Brain-Fade

WED 06 APR 2022

From our perch, the communication from the Fed’s Brainard overnight was thick with irony. As my Italian friend noted, I never thought I would live to hear Brainard (one of the most dovish members of the FOMC) quoting Volcker. It smacked of desperation given the recent news flow on inflation. It was ironic for two reasons. First, the policy error was leaving monetary normalisation so late. Second, the best leading indicators of the cycle (including the ISM, and yield curve) suggest that growth is starting to deteriorate just as the Fed becomes hawkish.

The big picture point is that the Fed is likely to start reducing the balance sheet or implement quantitative tightening in addition to a more aggressive hike in short term policy rates. Recall that the shadow Fed Funds rate (that estimates the impact of the balance sheet on the policy rate) has already led to approximately 200 basis points of effective right hikes. If the Fed delivers 100-150 basis points of additional rate hikes and a “rapid” reduction in the balance sheet over the coming months, financial conditions are likely to tighten materially in relatively short order.

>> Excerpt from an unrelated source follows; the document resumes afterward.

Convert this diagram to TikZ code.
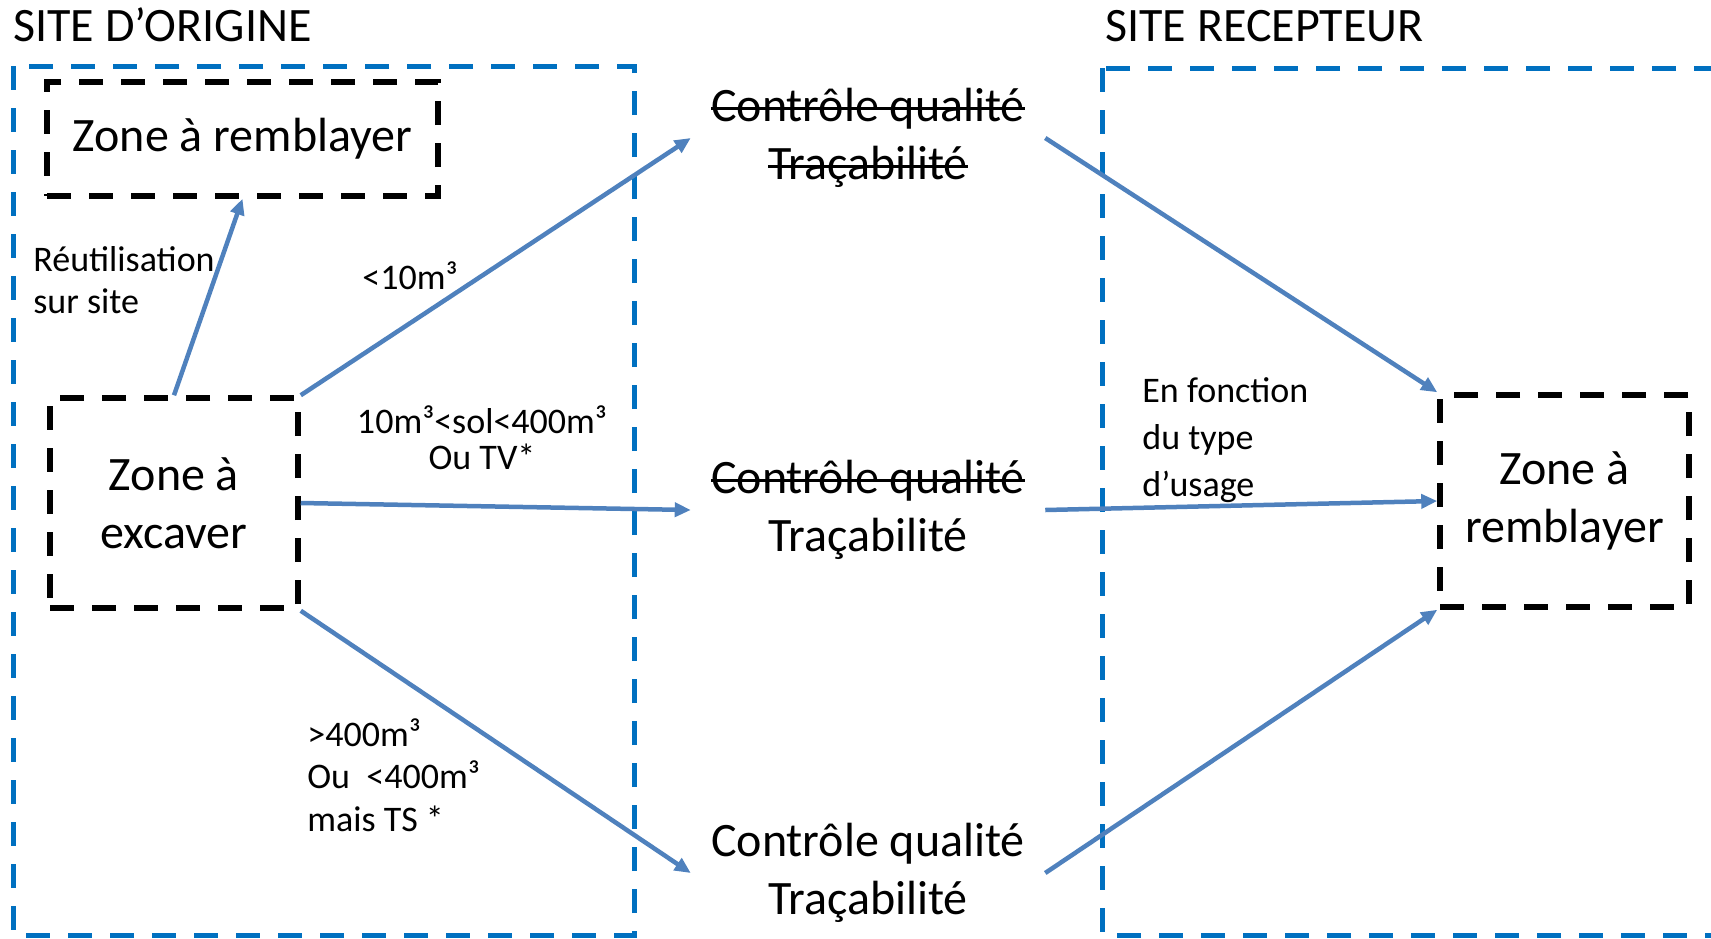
\documentclass[tikz,border=0pt]{standalone}
\usepackage{fontspec}
\setmainfont{Carlito}
\usetikzlibrary{arrows.meta}

\definecolor{siteblue}{HTML}{0070C0}
\definecolor{flowblue}{HTML}{4F81BD}

% struck-through text
\newsavebox{\barrebox}
\newcommand{\barre}[1]{\sbox{\barrebox}{#1}\rlap{\rule[0.25em]{\wd\barrebox}{1.1pt}}\usebox{\barrebox}}

\begin{document}
\begin{tikzpicture}[x=0.5pt,y=-0.5pt,>={Triangle[length=8pt,width=7pt]},
	site/.style={draw=siteblue, line width=2.5pt, dash pattern=on 12pt off 9pt},
	zone/.style={draw=black, line width=2.75pt, dash pattern=on 12pt off 9pt, align=center, font=\fontsize{24}{29}\selectfont, inner sep=0pt},
	ctrl/.style={align=center, font=\fontsize{24}{29}\selectfont, inner sep=10pt},
	cond/.style={align=left, inner sep=0pt},
	title/.style={font=\fontsize{24}{29}\selectfont, inner sep=0pt, anchor=base west},
	flow/.style={->, color=flowblue, line width=2.25pt}]
	
	\useasboundingbox (0,0) rectangle (1711,938);
	
	% the two sites
	\draw [site] (13,66) rectangle (634,935);
	\draw [site] (1102,68) rectangle (1740,935);
	\node (orig) [title] at (13,41) {SITE D’ORIGINE};
	\node (recep) [title] at (1105,41) {SITE RECEPTEUR};
	
	\node (zr1) [zone, minimum width=195.5pt, minimum height=57pt] at (242.5,139) {Zone à remblayer};
	\node (exc) [zone, minimum width=124pt, minimum height=105pt] at (174,503) {Zone à\\excaver};
	\node (zr2) [zone, minimum width=124.5pt, minimum height=106pt] at (1564.5,501) {Zone à\\remblayer};
	
	\node (cq1) [ctrl] at (868,138) {\barre{Contrôle qualité}\\\barre{Traçabilité}};
	\node (cq2) [ctrl] at (868,510) {\barre{Contrôle qualité}\\Traçabilité};
	\node (cq3) [ctrl] at (868,873) {Contrôle qualité\\Traçabilité};
	
	% conditions (base = last line)
	\node (reuse) [cond, font=\fontsize{18}{21}\selectfont, anchor=base west] at (33,313) {Réutilisation\\sur site};
	\node (small) [cond, font=\fontsize{18}{21}\selectfont, anchor=base west] at (362,289) {<10m³};
	\node (medium) [cond, font=\fontsize{18}{18}\selectfont, align=center, anchor=base] at (482,469) {10m³<sol<400m³\\Ou TV*};
	\node (large) [cond, font=\fontsize{18}{21.25}\selectfont, anchor=base west] at (307,831) {>400m³\\Ou\ \ <400m³\\mais TS *};
	\node (usage) [cond, font=\fontsize{18}{23.5}\selectfont, anchor=base west] at (1142,496) {En fonction\\du type\\d’usage};
	
	\path [flow]
	(exc.north) edge (zr1.south)
	(exc.north east) edge (cq1.west)
	(exc.east) edge (cq2.west)
	(exc.south east) edge (cq3.west)
	
	(cq1.east) edge (zr2.north west)
	(cq2.east) edge (zr2.west)
	(cq3.east) edge (zr2.south west);
	
\end{tikzpicture}
\end{document}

For markets, this leaves us relatively cautious on risk assets. In a typical cycle it is common for equities to cope with higher rates (when accompanied by strong profit growth) or until rates move above neutral. However, from our humble perch, this cycle is atypical or probably compressed relative to previous episodes. Moreover, there is evidence to suggest that earnings are likely to be revised meaningfully lower over the coming months from slower revenue and input cost pressure.

In addition to the decline in ISM new orders relative to inventory and flattening of the yield curve, the performance of cyclical to defensive sectors has also deteriorated (chart 1). There has also been a notable drawdown in transportation stocks (which are also sensitive to the business cycle) over the past week (-9% in the past week). Also note that US banks have rolled over, counter to the move higher in Treasury yields. The way price has responded to news is not bullish.

The good news is that the deterioration in final demand will likely ease some inflation pressure over the coming months. Mathematically, it is also probable that year on year headline inflation is near a peak. However, we fear that the Fed is becoming aggressive into a deteriorating growth environment. However, the policy error was already committed by normalising so late in this cycle. In this context, cash provides optionality and the cost of protection in credit, for the potential pay-off is probably still cheap. Stated differently, should we not fight the Fed only when its friendly?


In conclusion, we are raising additional cash today and reducing net exposure in equity.